In response, Pearson CEO John Fallon said that the company would shift its focus from print publishing to digital products and services--which he expects to make up 75 per cent of revenues by the end of the decade.

The burning question is whether or not he's got that much time. Educational publishing is ripe for digital disruption, and when digital disruption hits any industry, it swiftly turns assets--capital investment, boots-on-the-ground distribution networks, long-term contracts with suppliers--into cost centres or even legacy liabilities.

The college classroom, which has changed little since the invention of the blackboard some two centuries ago, is finally catching up with the times. Now that free WiFi has become ubiquitous on campuses, students and instructors are making more use of online resources. Faculty are constantly updating course syllabi to keep up with new knowledge, tools and technologies. They are gamifying their learning objectives. They are flipping their classrooms by encouraging students to watch explanatory videos at home and then come to class ready to solve problems in teams.

The traditional textbook is out of place in this new classroom. From the perspective of today's digital-native student, textbooks are an expensive anachronism. According to the Oxford University Press, paper, print and binding account for one-third of the cost of any textbook. Digital publishing dramatically reduces many of those costs, and purely digital publishers never have to transition their way out of them. Already some new firms, including my own, are bypassing the traditional textbook model and passing the savings onto students. We are connecting students and instructors to bodies of knowledge virtually, as well as with educational tools that help with comprehension, retention and engagement. End-of-chapter discussion questions are no longer sufficient.

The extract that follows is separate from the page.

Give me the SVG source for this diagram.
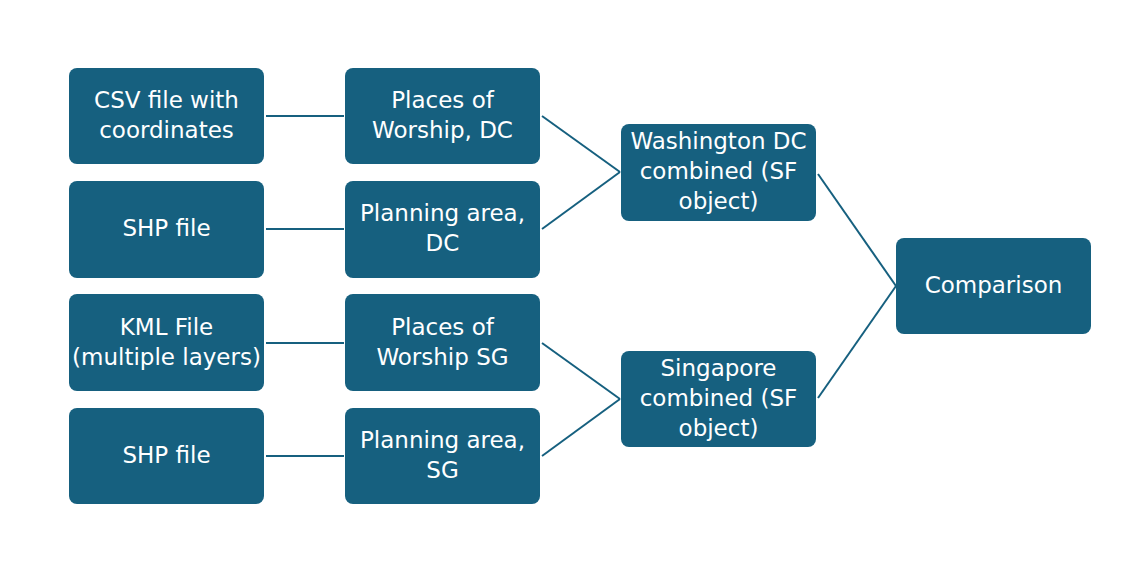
<svg xmlns="http://www.w3.org/2000/svg" width="1137" height="587" viewBox="0 0 1137 587">
<style>
.box{fill:#16607F}
.t{font-family:"DejaVu Sans","Open Sans",sans-serif;font-size:23px;fill:#fff;text-anchor:middle}
.c{stroke:#16607F;stroke-width:2;fill:none}
</style>
<rect width="1137" height="587" fill="#fff"/>
<g id="connectors">
<line class="c" x1="266" y1="116" x2="344" y2="116"/>
<line class="c" x1="266" y1="229" x2="344" y2="229"/>
<line class="c" x1="266" y1="343" x2="344" y2="343"/>
<line class="c" x1="266" y1="456" x2="344" y2="456"/>
<line class="c" x1="542" y1="116" x2="620" y2="172"/>
<line class="c" x1="542" y1="229" x2="620" y2="172"/>
<line class="c" x1="542" y1="343" x2="620" y2="399"/>
<line class="c" x1="542" y1="456" x2="620" y2="399"/>
<line class="c" x1="818" y1="174" x2="896" y2="286"/>
<line class="c" x1="818" y1="398" x2="896" y2="286"/>
</g>
<g id="csv"><rect class="box" x="69" y="68" width="195" height="96" rx="8"/><text class="t" x="166.5" y="108">CSV file with</text><text class="t" x="166.5" y="138">coordinates</text></g>
<g id="shp-dc"><rect class="box" x="69" y="181" width="195" height="97" rx="8"/><text class="t" x="166.5" y="236">SHP file</text></g>
<g id="kml"><rect class="box" x="69" y="294" width="195" height="97" rx="8"/><text class="t" x="166.5" y="335">KML File</text><text class="t" x="166.5" y="365">(multiple layers)</text></g>
<g id="shp-sg"><rect class="box" x="69" y="408" width="195" height="96" rx="8"/><text class="t" x="166.5" y="463">SHP file</text></g>
<g id="pow-dc"><rect class="box" x="345" y="68" width="195" height="96" rx="8"/><text class="t" x="442.5" y="108">Places of</text><text class="t" x="442.5" y="138">Worship, DC</text></g>
<g id="pa-dc"><rect class="box" x="345" y="181" width="195" height="97" rx="8"/><text class="t" x="442.5" y="221">Planning area,</text><text class="t" x="442.5" y="251">DC</text></g>
<g id="pow-sg"><rect class="box" x="345" y="294" width="195" height="97" rx="8"/><text class="t" x="442.5" y="335">Places of</text><text class="t" x="442.5" y="365">Worship SG</text></g>
<g id="pa-sg"><rect class="box" x="345" y="408" width="195" height="96" rx="8"/><text class="t" x="442.5" y="448">Planning area,</text><text class="t" x="442.5" y="478">SG</text></g>
<g id="dc"><rect class="box" x="621" y="124" width="195" height="97" rx="8"/><text class="t" x="718.5" y="149">Washington DC</text><text class="t" x="718.5" y="179">combined (SF</text><text class="t" x="718.5" y="209">object)</text></g>
<g id="sg"><rect class="box" x="621" y="351" width="195" height="96" rx="8"/><text class="t" x="718.5" y="376">Singapore</text><text class="t" x="718.5" y="406">combined (SF</text><text class="t" x="718.5" y="436">object)</text></g>
<g id="comparison"><rect class="box" x="896" y="238" width="195" height="96" rx="8"/><text class="t" x="993.5" y="293">Comparison</text></g>
</svg>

The traditional business model of academic publishing can no longer keep pace with the very thing it sells: information. As the pace of knowledge creation grows ever faster, the traditional way of distributing it to college classrooms--revising or adding new chapters to textbooks, and then translating, printing and shipping them in hardcover by the tens of thousands--is obsolete. Knowledge is weightless, and no longer needs to be turned into reams of paper in order to be spread.

A sign of what's to come can be seen by looking at how other industries have been disrupted by technology. The mobile taxi-app maker Uber revolutionized car travel worldwide in less than a decade, in part because it had no fleet of vehicles to maintain and no investments in fare meters to write off. Similarly, while it took AirBnB four years to reach its first million bookings, it now handles one million bookings every single day--always expanding its available accommodations without ever building a single hotel.

The impetus for any digital disruption is the way in which technology connects users directly to each other, replacing traditional distribution channels with lower-cost peer-to-peer connections. Educational publishing would benefit from this kind of disruption, and there are increasing signs that university students and instructors are ready for it.